The prosecution alleged that Bahraini Hezbollah was set up “at the behest of Iranian regime leaders who ordered the Iranian Revolutionary Guard elements to unify the Bahrain-based terrorist elements to carry out their plots and acts of terrorism against Bahrain”.
The prosecution also alleged that the Revolutionary Guards had trained members of the cell in Lebanon, Iran and Iraq, and provided “technical, logistic and financial support”.
On Tuesday, the prosecution said the High Criminal Court had handed prison sentences to 139 of the accused and fined 96 of them $265,000 (£203,000) each.

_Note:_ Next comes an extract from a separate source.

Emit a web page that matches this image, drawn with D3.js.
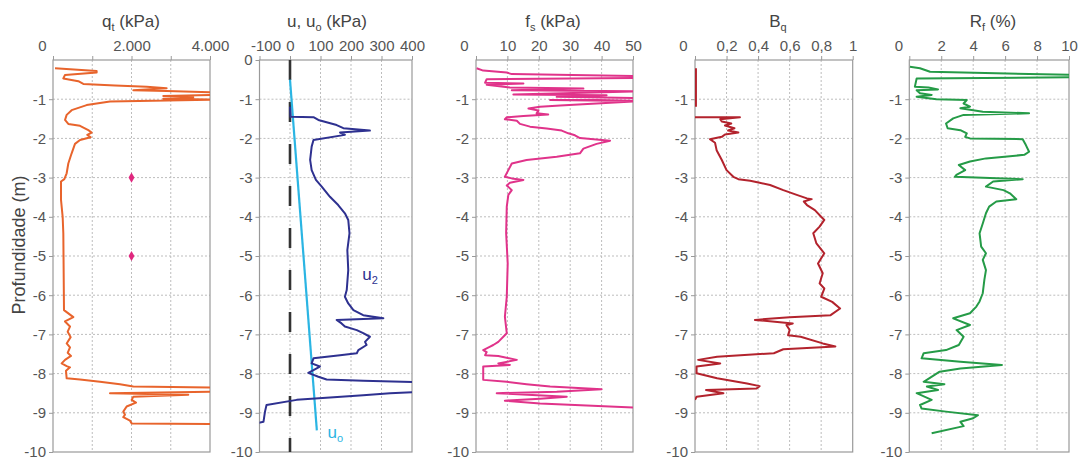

One person was jailed but did not have citizenship revoked, while 30 others were acquitted.
A London-based campaign group, the Bahrain Institute for Rights and Democracy (BIRD), said Tuesday’s sentencing was the largest single incident of citizenships being revoked through court decisions or executive orders since 2012.
Human rights groups have said the process lacks adequate legal safeguards and that most Bahrainis stripped of their citizenship are rendered effectively stateless.
“A mass trial cannot produce a just result and rendering people stateless in a mass trial is a clear violation of international law,” said BIRD’s director of advocacy, Sayed Ahmed Alwadaei, who was stripped of his citizenship by the interior ministry in 2015 for “defaming the image of the regime”.
The Universal Declaration of Human Rights states that everyone has the right to a nationality and that no-one shall be arbitrarily deprived of his nationality, or of the right to enter his own country.
In 2018, the Bahraini government deported to Iraq eight stateless Bahrainis whose citizenship it had previously stripped for “damaging state security”.